**EXERCISE OBJECTIVE**
Begin with the first line of the material and write out each line exactly, ending with the line that contains "import bisect". Pictures are not part of the copy.

**COLLECTED DATA**
—————

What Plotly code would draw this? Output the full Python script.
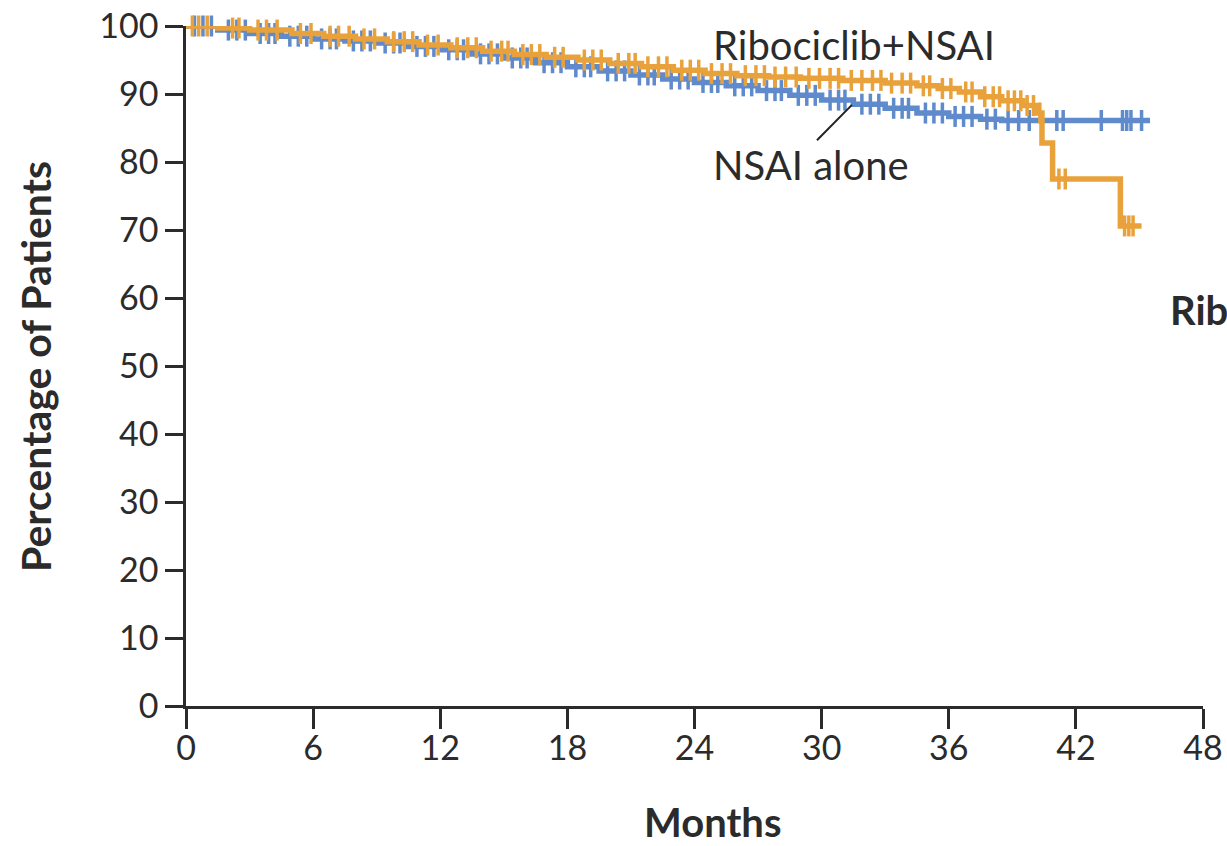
import plotly.graph_objects as go
import bisect

# ---- data ----
# Ribociclib+NSAI : step curve (time in months, percent surviving)
ribo_t = [0, 1.5, 3.0, 5.0, 6.5, 8.0, 9.5, 11.0, 12.5, 14.0, 15.5, 17.0, 18.5, 20.0, 21.5,
          23.0, 24.5, 26.0, 27.5, 29.0, 31.0, 33.0, 34.5, 35.5, 36.5, 37.5, 38.5, 39.5,
          40.2, 40.4, 40.9, 44.1]
ribo_s = [100, 99.7, 99.4, 98.9, 98.5, 98.1, 97.7, 97.2, 96.8, 96.3, 95.8, 95.4, 95.0, 94.5,
          94.0, 93.5, 93.0, 92.7, 92.5, 92.3, 92.0, 91.6, 91.2, 90.8, 90.3, 89.6, 89.0, 88.3,
          87.2, 82.8, 77.5, 70.6]
ribo_end = 45.1
ribo_censor = [0.3, 0.6, 1.0, 2.2, 2.5, 3.4, 3.8, 4.3, 5.4, 5.9, 6.8, 7.2, 7.7, 8.4, 8.9,
               9.8, 10.3, 10.7, 11.4, 11.9, 12.8, 13.3, 13.7, 14.4, 14.9, 15.2, 15.9, 16.3,
               16.7, 17.4, 17.8, 18.8, 19.2, 19.6, 20.4, 20.9, 21.2, 21.8, 22.3, 22.7, 23.4,
               23.8, 24.2, 24.8, 25.3, 25.7, 26.4, 26.9, 27.3, 27.8, 28.3, 28.8, 29.4, 29.9,
               30.4, 30.8, 31.4, 31.9, 32.4, 32.8, 33.3, 33.8, 34.2, 34.8, 35.1, 35.7, 36.1,
               36.8, 37.1, 37.7, 38.1, 38.4, 38.8, 39.1, 39.4, 39.7, 40.0, 40.3, 41.2, 41.5,
               44.3, 44.5, 44.7]

# NSAI alone
nsai_t = [0, 1.5, 3.0, 4.5, 6.0, 7.5, 9.0, 10.5, 12.0, 13.5, 15.0, 16.5, 18.0, 19.5, 21.0,
          22.5, 24.0, 25.5, 27.0, 28.5, 30.0, 31.5, 33.0, 34.5, 36.0, 37.5, 38.5]
nsai_s = [100, 99.4, 98.9, 98.5, 98.1, 97.8, 97.5, 97.0, 96.5, 95.9, 95.3, 94.6, 94.0, 93.4,
          92.8, 92.2, 91.7, 91.2, 90.5, 89.8, 89.1, 88.5, 87.9, 87.2, 86.7, 86.3, 86.1]
nsai_end = 45.5
nsai_censor = [0.4, 0.8, 1.2, 2.0, 2.4, 2.8, 3.5, 3.9, 4.2, 4.9, 5.3, 5.7, 6.4, 6.8, 7.1,
               7.9, 8.3, 8.7, 9.4, 9.8, 10.1, 10.9, 11.3, 11.7, 12.4, 12.8, 13.1, 13.9,
               14.3, 14.7, 15.4, 15.8, 16.1, 16.9, 17.3, 17.7, 18.4, 18.8, 19.1, 19.9, 20.3,
               20.7, 21.4, 21.8, 22.1, 22.9, 23.3, 23.7, 24.4, 24.8, 25.1, 25.9, 26.3, 26.7,
               27.4, 27.8, 28.1, 28.9, 29.3, 29.7, 30.4, 30.8, 31.1, 31.9, 32.3, 32.7, 33.4,
               33.8, 34.1, 34.9, 35.3, 35.7, 36.3, 36.7, 37.1, 37.8, 38.2, 38.8, 39.3, 39.8,
               41.1, 41.4, 43.2, 44.2, 44.4, 44.6, 45.1]

x_ticks = [0, 6, 12, 18, 24, 30, 36, 42, 48]
y_ticks = [0, 10, 20, 30, 40, 50, 60, 70, 80, 90, 100]

ORANGE = "#E9A23B"
BLUE = "#5F8ACB"


def step_value(ts, ss, t):
    i = bisect.bisect_right(ts, t) - 1
    return ss[max(i, 0)]


fig = go.Figure()

for ts, ss, tend, cens, col in [
    (nsai_t, nsai_s, nsai_end, nsai_censor, BLUE),
    (ribo_t, ribo_s, ribo_end, ribo_censor, ORANGE),
]:
    fig.add_trace(go.Scatter(
        x=ts + [tend], y=ss + [ss[-1]], mode="lines",
        line=dict(shape="hv", color=col, width=5.5),
        cliponaxis=False, showlegend=False, hoverinfo="skip"))
    fig.add_trace(go.Scatter(
        x=cens, y=[step_value(ts, ss, c) for c in cens], mode="markers",
        marker=dict(symbol="line-ns", size=15, line=dict(color=col, width=3.5)),
        cliponaxis=False, showlegend=False, hoverinfo="skip"))

FONT = "Lato"
TXT = "#2b2b2b"

fig.update_layout(
    width=1227, height=846,
    margin=dict(l=186, r=24, t=26, b=140),
    paper_bgcolor="white", plot_bgcolor="white",
    font=dict(family=FONT, color=TXT),
    xaxis=dict(range=[0, 48], tickvals=x_ticks, ticktext=[str(v) for v in x_ticks],
               showgrid=False, zeroline=False, showline=True, linecolor=TXT, linewidth=2.5,
               ticks="outside", ticklen=20, tickwidth=2.5, tickcolor=TXT, automargin=False,
               ticklabelstandoff=-10,
               tickfont=dict(size=34, family=FONT, color=TXT)),
    yaxis=dict(range=[0, 100], tickvals=y_ticks, ticktext=[str(v) for v in y_ticks],
               showgrid=False, zeroline=False, showline=True, linecolor=TXT, linewidth=2.5,
               ticks="outside", ticklen=18, tickwidth=2.5, tickcolor=TXT, automargin=False,
               tickfont=dict(size=34, family=FONT, color=TXT)),
    annotations=[
        dict(text="Ribociclib+NSAI", x=24.8, y=97.2, xref="x", yref="y", xanchor="left",
             yanchor="middle", showarrow=False, font=dict(size=40, family=FONT, color=TXT)),
        dict(text="NSAI alone", x=24.8, y=79.6, xref="x", yref="y", xanchor="left",
             yanchor="middle", showarrow=False, font=dict(size=40, family=FONT, color=TXT)),
        dict(text="<b>Rib</b>", x=0.9656, y=58.2, xref="paper", yref="y", xanchor="left",
             yanchor="middle", showarrow=False, font=dict(size=40, family=FONT, color=TXT)),
        dict(text="<b>Percentage of Patients</b>", x=-0.1485, y=0.5, xref="paper",
             yref="paper", xanchor="center", yanchor="middle", textangle=-90,
             showarrow=False, font=dict(size=41, family=FONT, color=TXT)),
        dict(text="<b>Months</b>", x=0.518, y=-0.170, xref="paper", yref="paper",
             xanchor="center", yanchor="middle", showarrow=False, borderpad=0,
             font=dict(size=40, family=FONT, color=TXT)),
    ],
    shapes=[dict(type="line", xref="x", yref="y", x0=29.78, y0=83.2, x1=31.43, y1=88.4,
                 line=dict(color="#222222", width=2))],
)

fig.write_html("out.html")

—————

**FINISHED EXERCISE**
What Plotly code would draw this? Output the full Python script.
import plotly.graph_objects as go
import bisect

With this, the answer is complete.